[Entries from a dataset]
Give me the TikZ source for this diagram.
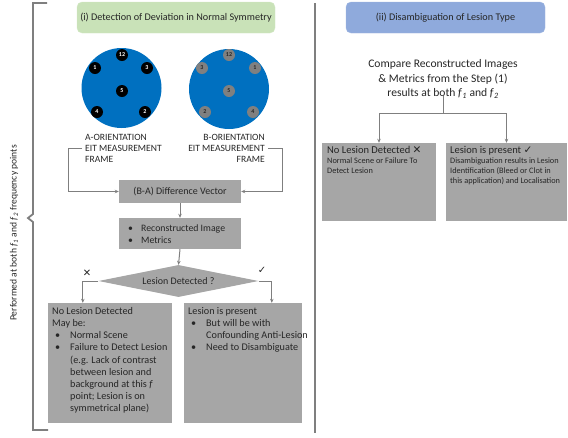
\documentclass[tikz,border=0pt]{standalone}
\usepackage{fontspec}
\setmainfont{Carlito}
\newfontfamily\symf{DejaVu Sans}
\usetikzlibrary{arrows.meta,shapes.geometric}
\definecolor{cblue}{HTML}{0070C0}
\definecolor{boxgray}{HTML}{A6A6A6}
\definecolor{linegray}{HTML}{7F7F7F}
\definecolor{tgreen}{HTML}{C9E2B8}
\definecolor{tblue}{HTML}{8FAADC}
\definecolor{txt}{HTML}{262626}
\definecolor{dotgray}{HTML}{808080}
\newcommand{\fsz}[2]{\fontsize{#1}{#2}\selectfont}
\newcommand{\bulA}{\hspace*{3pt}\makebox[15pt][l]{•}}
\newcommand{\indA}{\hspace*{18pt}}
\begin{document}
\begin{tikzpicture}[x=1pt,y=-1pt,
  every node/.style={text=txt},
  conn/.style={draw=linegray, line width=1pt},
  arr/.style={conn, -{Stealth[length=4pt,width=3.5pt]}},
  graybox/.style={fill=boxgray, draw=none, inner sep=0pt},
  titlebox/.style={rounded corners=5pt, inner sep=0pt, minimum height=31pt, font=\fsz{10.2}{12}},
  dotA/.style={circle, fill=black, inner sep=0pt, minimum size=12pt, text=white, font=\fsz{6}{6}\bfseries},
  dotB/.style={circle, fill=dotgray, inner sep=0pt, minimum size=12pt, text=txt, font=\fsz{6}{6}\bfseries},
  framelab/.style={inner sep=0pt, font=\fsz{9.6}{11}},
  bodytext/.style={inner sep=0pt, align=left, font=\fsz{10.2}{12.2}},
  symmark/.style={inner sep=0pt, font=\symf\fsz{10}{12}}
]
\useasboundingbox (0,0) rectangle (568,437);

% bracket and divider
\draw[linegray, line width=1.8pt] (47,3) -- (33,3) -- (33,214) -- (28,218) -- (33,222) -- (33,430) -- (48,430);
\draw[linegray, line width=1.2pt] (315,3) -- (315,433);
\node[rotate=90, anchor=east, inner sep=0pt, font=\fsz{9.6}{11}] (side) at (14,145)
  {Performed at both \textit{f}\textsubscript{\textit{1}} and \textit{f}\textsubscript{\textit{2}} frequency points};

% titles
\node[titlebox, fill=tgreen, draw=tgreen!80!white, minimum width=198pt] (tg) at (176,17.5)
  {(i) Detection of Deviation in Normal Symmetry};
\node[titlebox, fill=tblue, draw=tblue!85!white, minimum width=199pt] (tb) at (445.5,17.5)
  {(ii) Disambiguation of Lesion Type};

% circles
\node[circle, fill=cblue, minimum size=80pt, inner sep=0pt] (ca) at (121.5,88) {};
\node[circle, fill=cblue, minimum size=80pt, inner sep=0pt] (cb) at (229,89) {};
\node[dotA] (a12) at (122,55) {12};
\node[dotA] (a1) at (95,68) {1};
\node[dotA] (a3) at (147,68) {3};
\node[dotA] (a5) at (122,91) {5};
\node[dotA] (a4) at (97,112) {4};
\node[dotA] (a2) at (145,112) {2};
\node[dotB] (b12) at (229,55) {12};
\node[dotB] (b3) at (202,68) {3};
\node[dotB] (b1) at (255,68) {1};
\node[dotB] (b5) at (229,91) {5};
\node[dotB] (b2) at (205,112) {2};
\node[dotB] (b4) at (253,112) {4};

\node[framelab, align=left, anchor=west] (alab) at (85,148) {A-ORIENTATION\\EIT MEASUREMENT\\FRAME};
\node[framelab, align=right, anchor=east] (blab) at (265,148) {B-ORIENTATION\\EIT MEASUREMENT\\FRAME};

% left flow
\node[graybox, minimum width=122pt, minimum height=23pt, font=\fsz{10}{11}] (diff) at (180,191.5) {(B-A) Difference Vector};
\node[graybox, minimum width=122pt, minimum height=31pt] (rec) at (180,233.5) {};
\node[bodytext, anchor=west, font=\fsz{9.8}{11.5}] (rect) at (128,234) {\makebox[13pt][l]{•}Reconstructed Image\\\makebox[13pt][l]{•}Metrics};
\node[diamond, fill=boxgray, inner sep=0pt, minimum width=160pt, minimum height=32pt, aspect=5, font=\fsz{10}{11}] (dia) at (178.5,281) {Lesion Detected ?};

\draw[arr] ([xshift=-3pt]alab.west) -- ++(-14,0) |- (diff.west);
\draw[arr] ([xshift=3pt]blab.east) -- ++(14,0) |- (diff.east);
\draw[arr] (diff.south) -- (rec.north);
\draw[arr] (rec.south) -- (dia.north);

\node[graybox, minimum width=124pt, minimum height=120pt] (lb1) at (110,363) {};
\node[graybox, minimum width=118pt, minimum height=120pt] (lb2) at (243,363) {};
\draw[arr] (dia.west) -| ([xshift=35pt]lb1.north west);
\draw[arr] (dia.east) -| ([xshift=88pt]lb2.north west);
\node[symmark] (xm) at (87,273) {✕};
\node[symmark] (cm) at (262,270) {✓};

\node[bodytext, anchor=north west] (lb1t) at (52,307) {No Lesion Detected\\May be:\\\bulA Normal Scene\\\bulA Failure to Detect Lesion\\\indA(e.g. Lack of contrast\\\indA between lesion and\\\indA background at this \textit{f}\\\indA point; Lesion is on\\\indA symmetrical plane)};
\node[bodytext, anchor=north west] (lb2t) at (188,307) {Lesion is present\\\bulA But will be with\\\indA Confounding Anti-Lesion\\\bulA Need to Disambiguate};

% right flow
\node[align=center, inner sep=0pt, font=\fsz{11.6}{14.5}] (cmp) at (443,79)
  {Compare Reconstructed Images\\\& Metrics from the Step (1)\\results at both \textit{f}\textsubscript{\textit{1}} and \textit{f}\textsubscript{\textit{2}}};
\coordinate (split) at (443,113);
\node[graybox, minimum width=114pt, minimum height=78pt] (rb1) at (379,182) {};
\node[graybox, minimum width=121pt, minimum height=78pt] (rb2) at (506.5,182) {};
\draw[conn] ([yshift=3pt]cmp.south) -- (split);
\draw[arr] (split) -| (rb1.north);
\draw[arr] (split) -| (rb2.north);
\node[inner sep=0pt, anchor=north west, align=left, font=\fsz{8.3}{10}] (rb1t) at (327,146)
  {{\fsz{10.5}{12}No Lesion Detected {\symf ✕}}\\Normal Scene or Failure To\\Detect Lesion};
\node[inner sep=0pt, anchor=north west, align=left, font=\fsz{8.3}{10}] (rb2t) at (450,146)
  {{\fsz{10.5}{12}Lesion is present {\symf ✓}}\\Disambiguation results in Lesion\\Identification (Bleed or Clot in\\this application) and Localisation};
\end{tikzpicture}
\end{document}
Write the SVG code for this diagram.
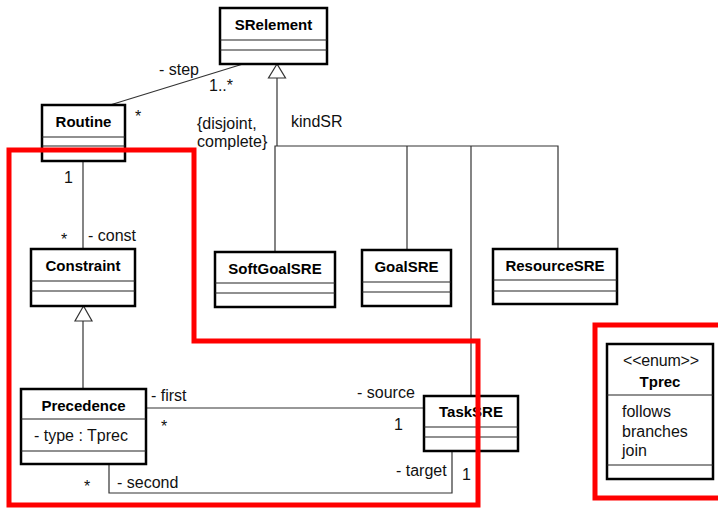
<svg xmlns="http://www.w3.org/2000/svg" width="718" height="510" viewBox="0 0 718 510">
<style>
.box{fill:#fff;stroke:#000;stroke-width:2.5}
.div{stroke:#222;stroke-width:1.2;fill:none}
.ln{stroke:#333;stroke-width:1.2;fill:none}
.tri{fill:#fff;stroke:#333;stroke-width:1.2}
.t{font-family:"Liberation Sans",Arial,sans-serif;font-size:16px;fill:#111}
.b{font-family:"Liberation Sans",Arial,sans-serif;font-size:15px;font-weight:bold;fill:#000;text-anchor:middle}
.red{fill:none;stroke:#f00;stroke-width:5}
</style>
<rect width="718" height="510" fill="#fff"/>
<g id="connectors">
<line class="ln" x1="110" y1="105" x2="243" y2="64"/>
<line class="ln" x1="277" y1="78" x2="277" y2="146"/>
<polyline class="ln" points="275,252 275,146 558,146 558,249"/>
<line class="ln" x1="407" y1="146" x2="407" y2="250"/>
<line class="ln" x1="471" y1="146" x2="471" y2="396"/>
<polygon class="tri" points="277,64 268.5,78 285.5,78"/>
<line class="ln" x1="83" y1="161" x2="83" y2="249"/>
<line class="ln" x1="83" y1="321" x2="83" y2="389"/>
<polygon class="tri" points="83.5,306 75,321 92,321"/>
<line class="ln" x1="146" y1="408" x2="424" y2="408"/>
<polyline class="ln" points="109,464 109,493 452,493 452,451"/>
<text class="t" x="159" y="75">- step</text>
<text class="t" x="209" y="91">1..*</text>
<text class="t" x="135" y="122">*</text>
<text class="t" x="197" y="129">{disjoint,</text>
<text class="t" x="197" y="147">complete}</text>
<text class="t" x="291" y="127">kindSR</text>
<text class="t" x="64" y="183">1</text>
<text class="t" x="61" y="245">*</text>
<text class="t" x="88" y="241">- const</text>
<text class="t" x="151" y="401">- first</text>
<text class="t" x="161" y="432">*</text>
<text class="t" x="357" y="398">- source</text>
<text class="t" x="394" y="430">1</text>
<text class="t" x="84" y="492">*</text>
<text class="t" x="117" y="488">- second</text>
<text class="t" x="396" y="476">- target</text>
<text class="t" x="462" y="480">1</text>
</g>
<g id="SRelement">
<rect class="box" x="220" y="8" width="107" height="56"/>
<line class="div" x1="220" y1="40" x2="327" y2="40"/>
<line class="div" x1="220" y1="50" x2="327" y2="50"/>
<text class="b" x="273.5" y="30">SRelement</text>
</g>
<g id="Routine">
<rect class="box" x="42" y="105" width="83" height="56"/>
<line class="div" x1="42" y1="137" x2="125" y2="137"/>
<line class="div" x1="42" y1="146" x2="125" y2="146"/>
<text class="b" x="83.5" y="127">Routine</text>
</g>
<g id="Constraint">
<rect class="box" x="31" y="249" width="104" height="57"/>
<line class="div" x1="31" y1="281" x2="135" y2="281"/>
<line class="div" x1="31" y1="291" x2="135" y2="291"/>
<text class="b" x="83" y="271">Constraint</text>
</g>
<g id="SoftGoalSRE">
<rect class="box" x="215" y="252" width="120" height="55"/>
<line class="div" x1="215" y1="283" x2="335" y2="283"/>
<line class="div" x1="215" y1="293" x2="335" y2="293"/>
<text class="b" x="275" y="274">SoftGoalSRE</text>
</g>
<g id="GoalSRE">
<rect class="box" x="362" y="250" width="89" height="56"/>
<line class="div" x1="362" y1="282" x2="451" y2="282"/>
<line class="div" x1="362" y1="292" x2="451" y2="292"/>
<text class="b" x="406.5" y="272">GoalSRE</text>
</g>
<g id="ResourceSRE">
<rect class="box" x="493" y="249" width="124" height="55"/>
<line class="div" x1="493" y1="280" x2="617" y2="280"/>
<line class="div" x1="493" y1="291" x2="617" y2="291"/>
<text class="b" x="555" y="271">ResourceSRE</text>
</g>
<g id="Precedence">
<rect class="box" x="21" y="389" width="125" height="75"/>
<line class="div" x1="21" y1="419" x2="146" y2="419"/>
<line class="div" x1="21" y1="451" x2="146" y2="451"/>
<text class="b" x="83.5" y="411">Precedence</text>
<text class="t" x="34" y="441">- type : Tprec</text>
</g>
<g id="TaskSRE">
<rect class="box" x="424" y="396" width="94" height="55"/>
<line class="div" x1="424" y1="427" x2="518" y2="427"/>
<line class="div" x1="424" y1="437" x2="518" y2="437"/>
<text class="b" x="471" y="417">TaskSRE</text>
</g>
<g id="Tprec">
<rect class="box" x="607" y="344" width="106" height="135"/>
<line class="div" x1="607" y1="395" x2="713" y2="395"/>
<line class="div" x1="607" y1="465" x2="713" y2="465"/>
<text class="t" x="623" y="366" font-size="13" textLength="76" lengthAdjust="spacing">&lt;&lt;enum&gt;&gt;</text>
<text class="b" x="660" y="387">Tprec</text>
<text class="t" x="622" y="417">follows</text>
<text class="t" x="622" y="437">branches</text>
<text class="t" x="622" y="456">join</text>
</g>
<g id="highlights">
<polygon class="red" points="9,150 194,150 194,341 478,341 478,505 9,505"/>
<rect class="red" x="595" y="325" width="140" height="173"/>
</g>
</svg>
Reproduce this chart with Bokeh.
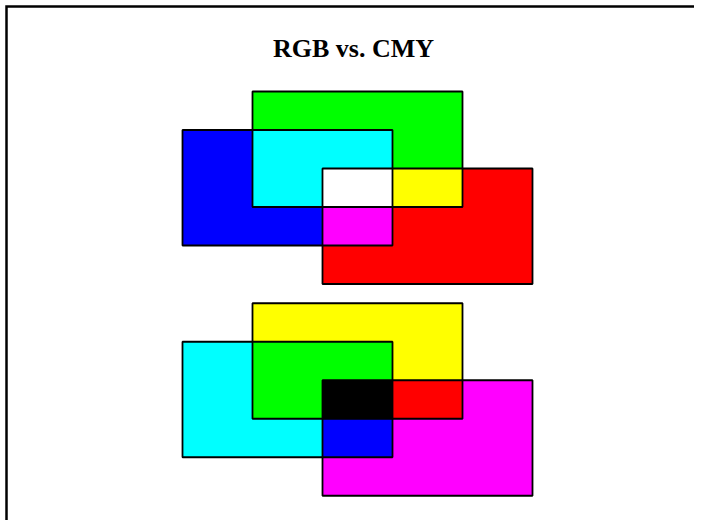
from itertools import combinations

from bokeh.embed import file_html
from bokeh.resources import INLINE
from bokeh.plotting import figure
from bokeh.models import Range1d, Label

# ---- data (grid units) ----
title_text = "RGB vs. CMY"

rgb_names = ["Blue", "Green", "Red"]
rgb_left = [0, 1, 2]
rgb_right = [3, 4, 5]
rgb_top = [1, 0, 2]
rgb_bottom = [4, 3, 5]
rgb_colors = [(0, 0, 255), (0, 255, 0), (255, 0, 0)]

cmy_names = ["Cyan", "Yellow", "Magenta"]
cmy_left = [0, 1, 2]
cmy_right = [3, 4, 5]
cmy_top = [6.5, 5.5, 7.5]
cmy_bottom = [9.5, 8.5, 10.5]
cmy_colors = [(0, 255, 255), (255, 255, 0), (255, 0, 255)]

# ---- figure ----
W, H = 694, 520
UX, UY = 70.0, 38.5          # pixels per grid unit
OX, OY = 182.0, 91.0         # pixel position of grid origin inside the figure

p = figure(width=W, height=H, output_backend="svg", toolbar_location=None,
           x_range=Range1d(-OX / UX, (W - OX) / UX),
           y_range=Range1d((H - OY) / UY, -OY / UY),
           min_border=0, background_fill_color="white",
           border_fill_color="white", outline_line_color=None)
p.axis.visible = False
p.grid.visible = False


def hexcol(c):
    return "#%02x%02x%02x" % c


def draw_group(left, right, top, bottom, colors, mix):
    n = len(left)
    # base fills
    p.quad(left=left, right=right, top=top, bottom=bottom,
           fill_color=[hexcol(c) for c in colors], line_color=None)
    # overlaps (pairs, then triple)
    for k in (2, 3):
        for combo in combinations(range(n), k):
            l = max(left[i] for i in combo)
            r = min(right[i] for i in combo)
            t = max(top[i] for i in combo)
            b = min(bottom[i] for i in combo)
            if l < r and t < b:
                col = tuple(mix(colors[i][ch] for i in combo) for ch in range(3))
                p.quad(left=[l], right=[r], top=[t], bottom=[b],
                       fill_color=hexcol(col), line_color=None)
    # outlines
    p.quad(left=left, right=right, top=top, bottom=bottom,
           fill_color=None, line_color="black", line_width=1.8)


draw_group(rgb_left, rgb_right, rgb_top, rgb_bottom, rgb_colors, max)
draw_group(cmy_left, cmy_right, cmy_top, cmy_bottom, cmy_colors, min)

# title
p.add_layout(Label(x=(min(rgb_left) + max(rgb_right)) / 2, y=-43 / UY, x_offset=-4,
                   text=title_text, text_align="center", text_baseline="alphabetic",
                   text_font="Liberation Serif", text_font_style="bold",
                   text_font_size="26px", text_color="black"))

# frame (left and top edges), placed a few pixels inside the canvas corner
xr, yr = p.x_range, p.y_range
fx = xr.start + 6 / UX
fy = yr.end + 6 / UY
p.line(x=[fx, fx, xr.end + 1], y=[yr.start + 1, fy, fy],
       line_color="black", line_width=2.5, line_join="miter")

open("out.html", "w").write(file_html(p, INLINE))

*Written request*:
Omit all pictures, and reproduce exactly the lines from the one holding "Reproduce this chart with Bokeh." through the one holding "rgb_colors = [(0, 0, 255), (0, 255, 0), (255, 0, 0)]", both included.

*Expected output*:
Reproduce this chart with Bokeh.
from itertools import combinations

from bokeh.embed import file_html
from bokeh.resources import INLINE
from bokeh.plotting import figure
from bokeh.models import Range1d, Label

# ---- data (grid units) ----
title_text = "RGB vs. CMY"

rgb_names = ["Blue", "Green", "Red"]
rgb_left = [0, 1, 2]
rgb_right = [3, 4, 5]
rgb_top = [1, 0, 2]
rgb_bottom = [4, 3, 5]
rgb_colors = [(0, 0, 255), (0, 255, 0), (255, 0, 0)]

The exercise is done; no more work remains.